The candidate screen positions are different from each other. The candidate screen positions may include bottom-aligned position, center-aligned position, and top-aligned position relative to the top and bottom edges of the display 4. Additionally, the candidate screen positions may further include left-aligned position, center-aligned position, and right-aligned position relative to the left and right edges of the display 4. Furthermore, one of the candidate screen positions may include center-aligned position and bottom-aligned position, while another candidate screen position may include center-aligned position and middle-aligned position. Therefore, after the displayed screen is projected onto the display 4, the display position of the screen on the screen may be adjusted.

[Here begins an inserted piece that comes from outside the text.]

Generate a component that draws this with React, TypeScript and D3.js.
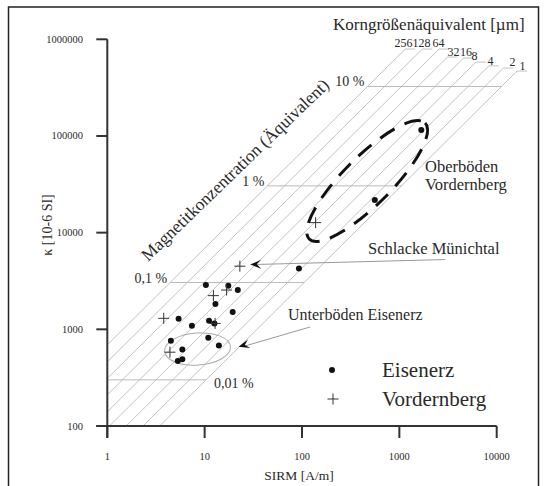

In view of the above, the display according to one or more embodiments of the present disclosure, through the physical switching element, user may switch the display's resolution and screen size with a single button, achieving multifunctionality with a single device. Further, the user is also allowed to focus the screen more within the range of their visual focus. Therefore, when the display is used for gaming, players may gain an advantage in spotting enemies more effectively. The display according to one or more embodiments of the present disclosure may be added with multiple pieces of new extended display identification data by updating firmware. With the mechanism of the reminder screen, the issue of mistriggering the physical switch and incorrectly switching the extended display identification data (EDID) may be avoided. Further, through the position switch element (five-way navigation key), after the displayed screen is projected onto the display, the display position of the screen may be adjusted.